Some may see this development as simply a footnote in the ongoing story of Orthodox growth. But it is probably more attributable to the leveled playing field brought about by the Internet. Long gone are the days when a young and unknown Moritz Steinschneider was refused permission to study the Hebrew collection of the imperial library in Vienna. Thanks to resources such as JSTOR, academic credentials are no longer needed to access the major university libraries of the world. Similarly, while at one time scholars required sponsorship merely to be able to study a geniza fragment, the Friedberg website has now made the geniza’s treasures available to anyone with an Internet connection.

And, though Moshe Maimon may be a descendant of Maimonides and “pure Sephardi,” he is, in a sense, just anyone—a typical graduate of the yeshiva world, at least in some ways. As he described himself in a recent podcast, his family came from Turkey to Seattle, where both his grandfather and great-grandfather served as the rabbi of the Turkish community. Yet he himself was born and raised in Monsey and went to typical Ashkenazi day schools and yeshivas. He then moved to Lakewood, the aforementioned intellectual capital of the American yeshiva world, where he presently resides, while commuting back to Monsey, where he works as an eleventh-grade Talmud rebbe. And yet, from this ordinary schoolteacher now come works of scholarship on a philological par with anything being produced by full-time professors and scholars (to the extent that they still produce such work). Indeed, the podcast on which he appeared, Seforim Chatter, which regularly features guests such as Professors Eve Krakowski of Princeton and Adam Teller of Brown, is itself hosted by a Lakewood yeshiva product named Nachi Weinstein.

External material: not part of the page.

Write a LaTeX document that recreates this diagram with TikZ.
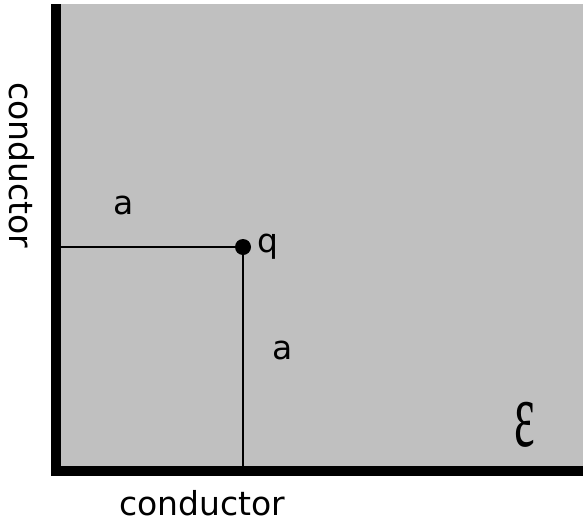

All of this is cause for reflection, and, once again, Moses Maimonides himself provides the stimulus. For in the closing lines of the Mishneh Torah, Maimonides shares his messianic dream. It is a vision of some far-off future time when the masses of the Jewish people “will all become great sages, understanding hidden matters, grasping the knowledge of their Creator to the full reach of human potential, as the prophet foresaw, ‘The world will be filled with the knowledge of God as the waters cover the ocean bed.’” One wonders what they would have thought, father or son, had they lived to see this brave new world of scholarship.